While AllSaints owes an estimated 33.1 million pounds ($41.2 million at current exchange) to landlords, it last week told the court that it already has some new financing lined up. The brand only described the new backer as being the same entity that’s currently set to acquire the also bankrupt John Varvatos brand, which according to court documents for that proceeding is Lion Capital LLP, a British private equity firm.

Lion Capital is actually the owner of AllSaints, having acquired it in 2011, records show. Now, Lion affiliate Lion/Heaven UK II Ltd. is set to inject more money into the brand. The amount of new investment from Lion Capital will either be 15 million pounds or, in the likely event that it acquires John Varvaots out of bankruptcy, it will transfer those assets to AllSaints. Lion Capital claims the Varvatos assets have equity value of $100 million.

But AllSaints is facing heavy debts. It received in 2017 a 60 million pound loan from Bank of America London, 48 million pounds of which is outstanding. Other liabilities include its unsecured creditor claims, including those of landlords, of 95.9 million pounds and claims of connected creditors (employees, manufacturers) of 34.7 million pounds. Overall assets are valued at 54.4 million pounds.

According to a court statement from lawyer Richard Dixon Fleming, who has been appointed to oversee the CVA, the company’s main assets are “inventory in its stores.”

The brand has 129 retail outposts in total, 35 of which are in the U.S., with another six in Canada. Those numbers are already down significantly from AllSaints previous operation of around 250 retail stores. The brand only expanded to the U.S. in 2009 and Asia in 2014. It was founded in 1994.

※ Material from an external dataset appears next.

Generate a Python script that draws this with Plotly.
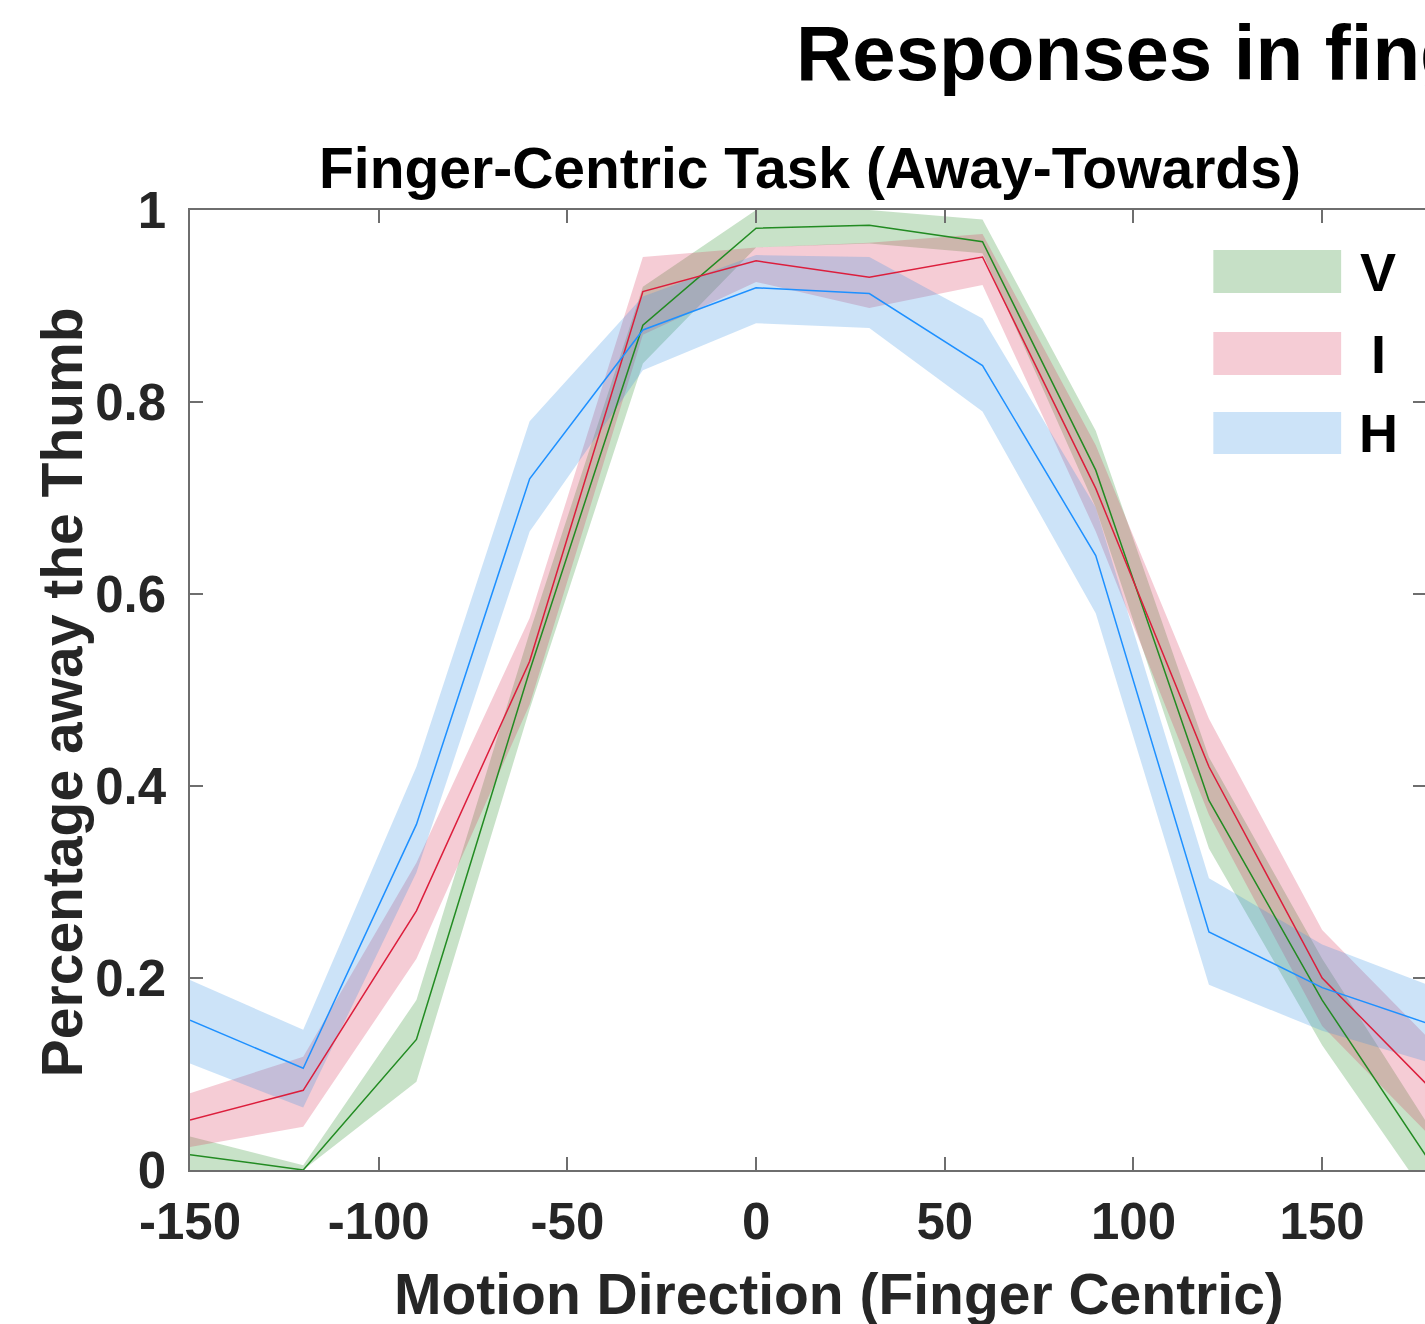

The main point of the insolvency proceeding appears to be in order to force landlords in the U.S. and U.K. into a sales-based rent model, wherein AllSaints will only pay rent based on a percentage of its monthly net sales. There has been talk among other brands with landlords of a desire for sales-based rent as nearly all retailers and brands stopped paying rent amid the coronavirus shutdown and none expect a return to normal sales levels this year.

When AllSaints filed its CVA last week, chief executive officer Peter Wood said he remains “confident in the long-term prospects for our brand.”

AllSaints has three tiers of landlords, which it wants to pay a percentage basis, either 20 percent, 16 percent or 10 percent, depending on the area, type of property and duration of the current lease. For those landlords that don’t agree to the new structure, those AllSaints stores will simply remain closed. There is extensive explanation regarding the process for lease termination in the brand’s CVA filings, and either AllSaints or a landlord can decide to terminate a lease, but no specified expectation of how many stores are thought likely to close outright.

AllSaints is also undergoing cost-cutting measures, mainly in the form of rent avoidance, but also in the furloughing of nearly all of its workforce totaling 670 people. The brand furloughed 80 percent of its workers in the U.K. and 75 percent in the U.S., while senior executives have taken an unspecified pay cut, accounting for total monthly cost savings of more than 4.1 million pounds. Still, it owes an estimated 731,486 pounds to workers in unpaid wages, with average claims of roughly 1,100 pounds.

The company did not say if or when it intends to bring workers back.